Говорилось, что в «Чевенгуре» много смерти, и метафорически действие романа развертывается в преисподней, в царстве мертвых, которое есть единственное подлинное тысячелетнее царство — коммунизм. Этим, как уже говорилось, книга Платонова не однажды напоминает гоголевские «Мертвые души».

«Направо от дороги Дванова на размытом оползшем кургане лежал деревенский погост. Верно стояли бедные кресты… Они напоминали живым, бредущим мимо крестов, что мертвые прожили зря и хотят воскреснуть. Дванов поднял крестам свою руку, чтобы они передали его сочувствие мертвым в могилу» (с. 95).

У Платонова мертвые вторгаются в жизнь живых, часто изображенных так, что их тоже принимаешь за мертвых, тем более, сами живые больше заняты смертью, к ней у них неподдельный интерес, живое внимание, как если б они в ней существовали. «Копенкин надеялся и верил, что все дела и дороги его жизни неминуемо ведут к могиле Розы Люксембург» (с. 96).

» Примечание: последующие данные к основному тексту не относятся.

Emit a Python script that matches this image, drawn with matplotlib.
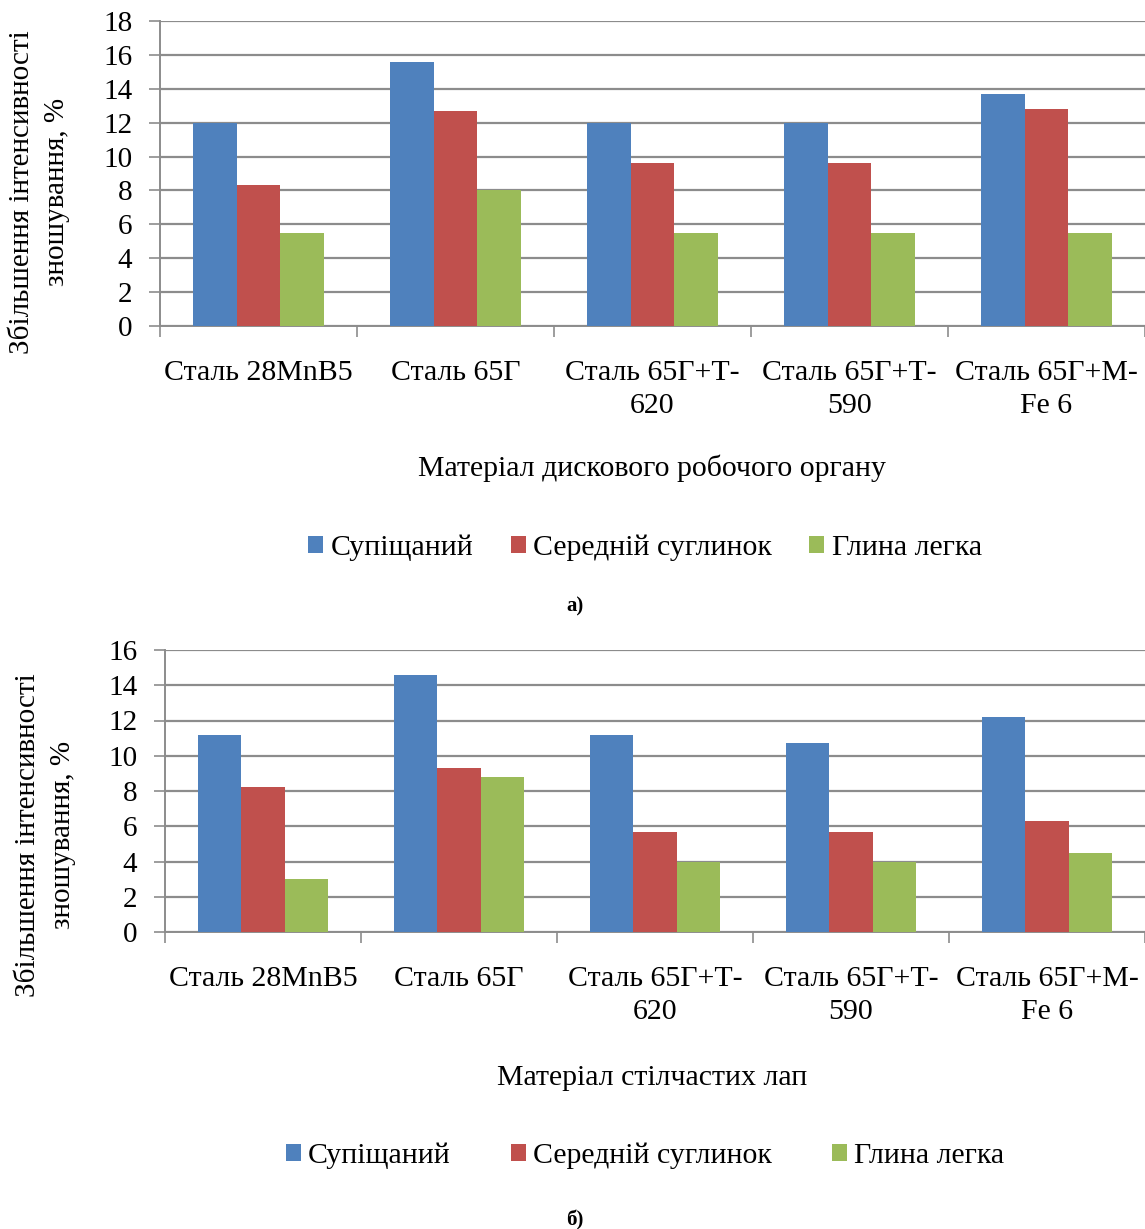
import numpy as np
import matplotlib.pyplot as plt

plt.rcParams['font.family'] = ['Liberation Serif', 'DejaVu Serif']

# Data
categories = ['Сталь 28MnB5', 'Сталь 65Г', 'Сталь 65Г+Т-\n620', 'Сталь 65Г+Т-\n590', 'Сталь 65Г+М-\nFe 6']
series_names = ['Супіщаний', 'Середній суглинок', 'Глина легка']

disc_sandy = [12.0, 15.6, 12.0, 12.0, 13.7]
disc_loam = [8.3, 12.7, 9.6, 9.6, 12.8]
disc_clay = [5.5, 8.0, 5.5, 5.5, 5.5]

paw_sandy = [11.2, 14.6, 11.2, 10.7, 12.2]
paw_loam = [8.2, 9.3, 5.7, 5.7, 6.3]
paw_clay = [3.0, 8.8, 4.0, 4.0, 4.5]

colors = ['#4F81BD', '#C0504D', '#9BBB59']
grid_color = '#8C8C8C'

fig = plt.figure(figsize=(11.45, 12.29), dpi=100)
W, H = 1145, 1229


def px(x, y):
    return x / W, 1 - y / H


def draw_panel(rect, series, ymax, xlabel, xlabel_y, legend_y, col_space, tag, tag_y,
               ylab_x, ylab_y, cat_y):
    ax = fig.add_axes(rect)
    x = np.arange(len(categories))
    w = 1 / 4.5
    for i, vals in enumerate(series):
        ax.bar(x + (i - 1) * w, vals, width=w, color=colors[i], label=series_names[i],
               zorder=3, linewidth=0)
    ax.set_xlim(-0.5, len(categories) - 0.5)
    ax.set_ylim(0, ymax)
    ax.set_yticks(np.arange(0, ymax + 1, 2))
    ax.yaxis.grid(True, color=grid_color, linewidth=1.6, zorder=0)
    ax.set_xticks(np.arange(-0.5, len(categories), 1))
    ax.set_xticklabels([])
    ax.tick_params(axis='x', direction='out', length=8, width=1.2, color=grid_color)
    ax.tick_params(axis='y', direction='out', length=8, width=1.2, color=grid_color,
                   labelsize=21, pad=12)
    for s in ['top', 'right']:
        ax.spines[s].set_visible(False)
    for s in ['left', 'bottom']:
        ax.spines[s].set_color(grid_color)
        ax.spines[s].set_linewidth(1.4)
    # category labels under the groups
    for xi, lab in zip(x, categories):
        ax.text(xi, -cat_y / (rect[3] * H), lab, transform=ax.get_xaxis_transform(),
                ha='center', va='top', fontsize=21.5, linespacing=1.35)
    fx, fy = px(652, xlabel_y)
    fig.text(fx, fy, xlabel, ha='center', va='center', fontsize=21.5)
    lx, ly = px(645, legend_y)
    fig.legend(*ax.get_legend_handles_labels(), loc='center', bbox_to_anchor=(lx, ly),
               ncol=3, frameon=False, fontsize=21.5, handlelength=0.5, handleheight=0.5,
               handletextpad=0.25, columnspacing=col_space)
    tx, ty = px(575, tag_y)
    fig.text(tx, ty, tag, ha='center', va='center', fontsize=15, fontweight='bold')
    yx, yy = px(ylab_x, ylab_y)
    fig.text(yx, yy, 'Збільшення інтенсивності\nзношування, %', rotation=90,
             ha='center', va='center', fontsize=21, linespacing=1.45, multialignment='center')
    return ax


# top panel (a)
draw_panel([160 / W, 1 - 326 / H, 1 - 160 / W, (326 - 21) / H],
           [disc_sandy, disc_loam, disc_clay], 18,
           'Матеріал дискового робочого органу', 468, 548, 1.25, 'а)', 606, 40, 192, 34)

# bottom panel (б)
draw_panel([165 / W, 1 - 932 / H, 1 - 165 / W, (932 - 650) / H],
           [paw_sandy, paw_loam, paw_clay], 16,
           'Матеріал стілчастих лап', 1078, 1156, 2.0, 'б)', 1220, 46, 835, 34)

fig.savefig('out.png', dpi=100)
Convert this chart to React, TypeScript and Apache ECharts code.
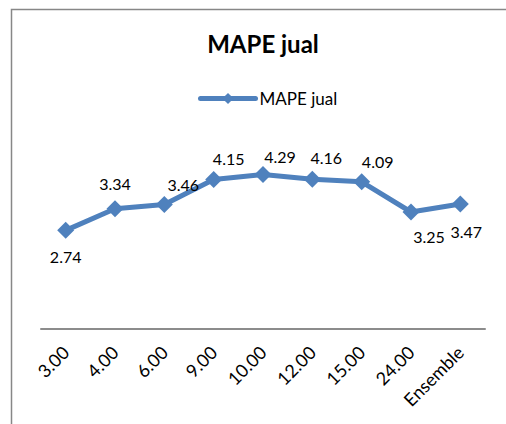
import React, { useEffect, useRef } from "react";
import * as echarts from "echarts";

const categories = ["3.00", "4.00", "6.00", "9.00", "10.00", "12.00", "15.00", "24.00", "Ensemble"];
const mapeJual = [2.74, 3.34, 3.46, 4.15, 4.29, 4.16, 4.09, 3.25, 3.47];
const labelOffsets: [number, number][] = [
  [0, 26], [0, -25], [19, -20], [15, -21], [17, -18], [14, -22], [16, -20], [18, 24], [6, 27],
];

export default function App() {
  const ref = useRef<HTMLDivElement>(null);
  useEffect(() => {
    if (!ref.current) return;
    const chart = echarts.init(ref.current, null, { renderer: "svg" });
    const font = "Lato, 'Open Sans', sans-serif";
    chart.setOption({
      animation: false,
      backgroundColor: "#ffffff",
      title: {
        text: "MAPE jual",
        left: 263,
        top: 31,
        padding: 0,
        textAlign: "center",
        textStyle: { fontFamily: font, fontWeight: "bold", fontSize: 24, color: "#000" },
      },
      legend: {
        left: 198,
        top: 90,
        padding: 0,
        itemWidth: 55,
        itemHeight: 14,
        itemGap: 4,
        lineStyle: { width: 5, cap: "round" },
        textStyle: { fontFamily: font, fontSize: 17, color: "#000", padding: [0, 0, 0, -1] },
        data: ["MAPE jual"],
      },
      graphic: [
        {
          type: "rect",
          shape: { x: 11.5, y: 9.5, width: 700, height: 700 },
          style: { fill: "none", stroke: "#878787", lineWidth: 1.5 },
          silent: true,
        },
      ],
      grid: { left: 41, right: 21, top: 149, bottom: 95 },
      xAxis: {
        type: "category",
        data: categories,
        boundaryGap: true,
        axisLine: { lineStyle: { color: "#8c8c8c", width: 2 } },
        axisTick: { show: false },
        axisLabel: {
          rotate: 45,
          margin: 20,
          interval: 0,
          fontFamily: font,
          fontSize: 18,
          color: "#000",
        },
      },
      yAxis: {
        type: "value",
        min: 0,
        max: 5,
        show: false,
        splitLine: { show: false },
      },
      series: [
        {
          name: "MAPE jual",
          type: "line",
          data: mapeJual.map((v, i) => ({
            value: v,
            label: {
              show: true,
              position: "inside",
              offset: labelOffsets[i],
            },
          })),
          symbol: "diamond",
          symbolSize: 17,
          itemStyle: { color: "#4F81BD" },
          lineStyle: { color: "#4F81BD", width: 5 },
          label: {
            show: true,
            fontFamily: font,
            fontSize: 16,
            color: "#000",
            formatter: (p: any) => Number(p.value).toFixed(2),
          },
        },
      ],
    });
    return () => chart.dispose();
  }, []);
  return (
    <div
      ref={ref}
      style={{ position: "fixed", left: 0, top: 0, width: 506, height: 424 }}
    />
  );
}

Речь не о могиле — общем и неизбежном финале, а о желанной цели, хотя герои лишены некрофильства, вера Копенкина в могилу имеет метафорический смысл — многие персонажи спокойнее чувствуют себя в отношениях со смертью. Коммунизм, на поиски которого отправился Саша Дванов и забрел в Чевенгур, тоже оказывается явлением потусторонним, удовлетворяющим не осознаваемые действующими лицами стремления к смерти, которая решает все проблемы времени. В этом контексте коммунизм — разновидность смерти, и роман Платонова, вопреки намерениям автора, свидетельствует о крахе утопии, хотя потребуются десятилетия, чтобы осознать этот крах. Впрочем, начало положено.

«Чевенгур» можно назвать повествованием о смерти, и коммунизм — лишь некая «часть» этого общего взгляда на жизнь. Писатель создал роман, продолжая традицию русской классики XIX столетия, и «советское» содержание невольно оказывается второстепенным. Герои словно догадываются, что истинный смысл их бытия — смерть, и мучаются, глубоко не удовлетворены своей судьбой, многие из них попали в Чевенгур от отчаяния, потому что не было выбора, да и Чевенгур в изображении автора — разновидность их прежнего смертного жребия. Бессильные изменить удручающий их строй жизни, персонажи пробуют защититься от невыносимой, извечной реальности словами — в духе языческой архаики, первобытного магизма, и одно из таких слов — «коммунизм». В деревне Ханские Дворики мужики взяли себе новые имена, «имея в виду необходимость подобия новому времени» (с. 106). Один из них, уполномоченный волревкома, «думал о товарищеском браке, о советском смысле жизни, можно ли уничтожить ночь для повышения урожаев, об организации ежедневного трудового счастья…» (с. 107).